◆ **EXERCISE DETAILS**:
Transcribe the whole listing without a single picture.

=== DATA LINES ===

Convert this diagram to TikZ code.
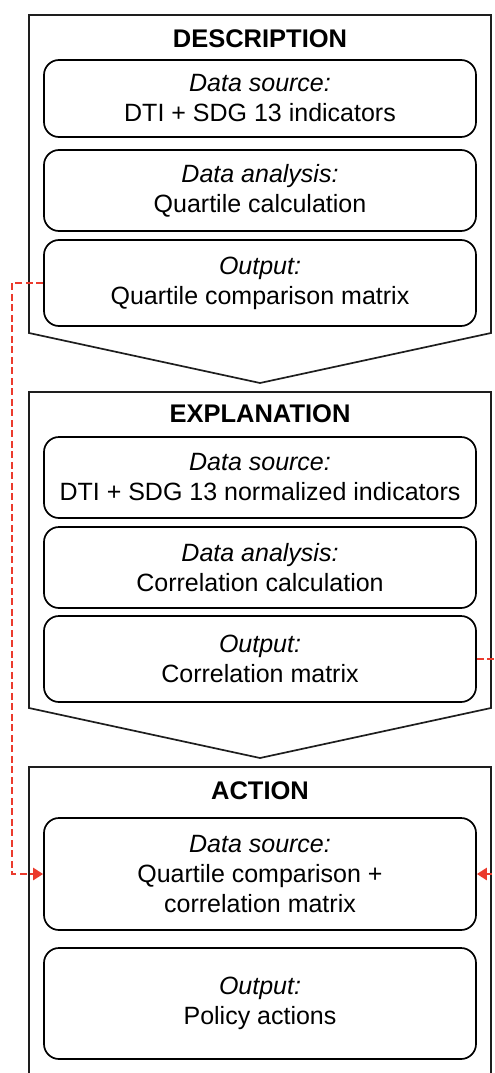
\documentclass[tikz,border=0pt]{standalone}
\usepackage{fontspec}
\setmainfont{Liberation Sans}
\usetikzlibrary{arrows.meta}

\definecolor{linkred}{HTML}{EB3B2D}
\definecolor{framegray}{HTML}{1E1E1E}

\tikzset{
  stage/.style={draw=framegray, line width=1.7pt, line join=miter},
  title/.style={anchor=base, font=\bfseries\fontsize{25.5}{29}\selectfont},
  panel/.style={draw=black, line width=1.7pt, rounded corners=15pt,
    minimum width=432pt, align=center, inner sep=0pt,
    font=\fontsize{25}{30}\selectfont},
  link/.style={draw=linkred, line width=2.6pt, dash pattern=on 7pt off 3.5pt,
    -{Triangle[length=10pt,width=12pt]}},
}

\begin{document}
\begin{tikzpicture}[x=1pt, y=-1pt]
  \useasboundingbox (0,0) rectangle (495,1073);
  \clip (0,0) rectangle (495,1073);

  % stage frames: two chevron-ended panels and an open-ended bottom panel
  \draw[stage] (29,15) -- (491,15) -- (491,333) -- (260,383) -- (29,333) -- cycle;
  \draw[stage] (29,392) -- (491,392) -- (491,708) -- (260,758) -- (29,708) -- cycle;
  \draw[stage] (29,1090) -- (29,767) -- (491,767) -- (491,1090);

  % stage titles
  \node[title] (tdesc) at (260,48) {DESCRIPTION};
  \node[title] (texpl) at (260,422) {EXPLANATION};
  \node[title] (tact)  at (260,799) {ACTION};

  % description panels
  \node[panel, minimum height=77pt] (d1) at (260,98.5)
    {\textit{Data source:}\\DTI + SDG 13 indicators};
  \node[panel, minimum height=81pt] (d2) at (260,190.5)
    {\textit{Data analysis:}\\Quartile calculation};
  \node[panel, minimum height=86pt] (d3) at (260,283)
    {\textit{Output:}\\Quartile comparison matrix};

  % explanation panels
  \node[panel, minimum height=81pt] (e1) at (260,477.5)
    {\textit{Data source:}\\DTI + SDG 13 normalized indicators};
  \node[panel, minimum height=81pt] (e2) at (260,567.5)
    {\textit{Data analysis:}\\Correlation calculation};
  \node[panel, minimum height=86pt] (e3) at (260,659)
    {\textit{Output:}\\Correlation matrix};

  % action panels
  \node[panel, minimum height=112pt] (a1) at (260,874)
    {\textit{Data source:}\\Quartile comparison +\\correlation matrix};
  \node[panel, minimum height=111pt] (a2) at (260,1003.5)
    {\textit{Output:}\\Policy actions};

  % feedback links into the action stage
  \coordinate (lt) at (12,0);
  \coordinate (rt) at (508,0);
  \draw[link] (d3.west) -| (lt |- a1.west) -- (a1.west);
  \draw[link] (e3.east) -| (rt |- a1.east) -- (a1.east);
\end{tikzpicture}
\end{document}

===

◆ **ANSWER TO THIS TASK**:
Convert this diagram to TikZ code.
\documentclass[tikz,border=0pt]{standalone}
\usepackage{fontspec}
\setmainfont{Liberation Sans}
\usetikzlibrary{arrows.meta}

\definecolor{linkred}{HTML}{EB3B2D}
\definecolor{framegray}{HTML}{1E1E1E}

\tikzset{
  stage/.style={draw=framegray, line width=1.7pt, line join=miter},
  title/.style={anchor=base, font=\bfseries\fontsize{25.5}{29}\selectfont},
  panel/.style={draw=black, line width=1.7pt, rounded corners=15pt,
    minimum width=432pt, align=center, inner sep=0pt,
    font=\fontsize{25}{30}\selectfont},
  link/.style={draw=linkred, line width=2.6pt, dash pattern=on 7pt off 3.5pt,
    -{Triangle[length=10pt,width=12pt]}},
}

\begin{document}
\begin{tikzpicture}[x=1pt, y=-1pt]
  \useasboundingbox (0,0) rectangle (495,1073);
  \clip (0,0) rectangle (495,1073);

  % stage frames: two chevron-ended panels and an open-ended bottom panel
  \draw[stage] (29,15) -- (491,15) -- (491,333) -- (260,383) -- (29,333) -- cycle;
  \draw[stage] (29,392) -- (491,392) -- (491,708) -- (260,758) -- (29,708) -- cycle;
  \draw[stage] (29,1090) -- (29,767) -- (491,767) -- (491,1090);

  % stage titles
  \node[title] (tdesc) at (260,48) {DESCRIPTION};
  \node[title] (texpl) at (260,422) {EXPLANATION};
  \node[title] (tact)  at (260,799) {ACTION};

  % description panels
  \node[panel, minimum height=77pt] (d1) at (260,98.5)
    {\textit{Data source:}\\DTI + SDG 13 indicators};
  \node[panel, minimum height=81pt] (d2) at (260,190.5)
    {\textit{Data analysis:}\\Quartile calculation};
  \node[panel, minimum height=86pt] (d3) at (260,283)
    {\textit{Output:}\\Quartile comparison matrix};

  % explanation panels
  \node[panel, minimum height=81pt] (e1) at (260,477.5)
    {\textit{Data source:}\\DTI + SDG 13 normalized indicators};
  \node[panel, minimum height=81pt] (e2) at (260,567.5)
    {\textit{Data analysis:}\\Correlation calculation};
  \node[panel, minimum height=86pt] (e3) at (260,659)
    {\textit{Output:}\\Correlation matrix};

  % action panels
  \node[panel, minimum height=112pt] (a1) at (260,874)
    {\textit{Data source:}\\Quartile comparison +\\correlation matrix};
  \node[panel, minimum height=111pt] (a2) at (260,1003.5)
    {\textit{Output:}\\Policy actions};

  % feedback links into the action stage
  \coordinate (lt) at (12,0);
  \coordinate (rt) at (508,0);
  \draw[link] (d3.west) -| (lt |- a1.west) -- (a1.west);
  \draw[link] (e3.east) -| (rt |- a1.east) -- (a1.east);
\end{tikzpicture}
\end{document}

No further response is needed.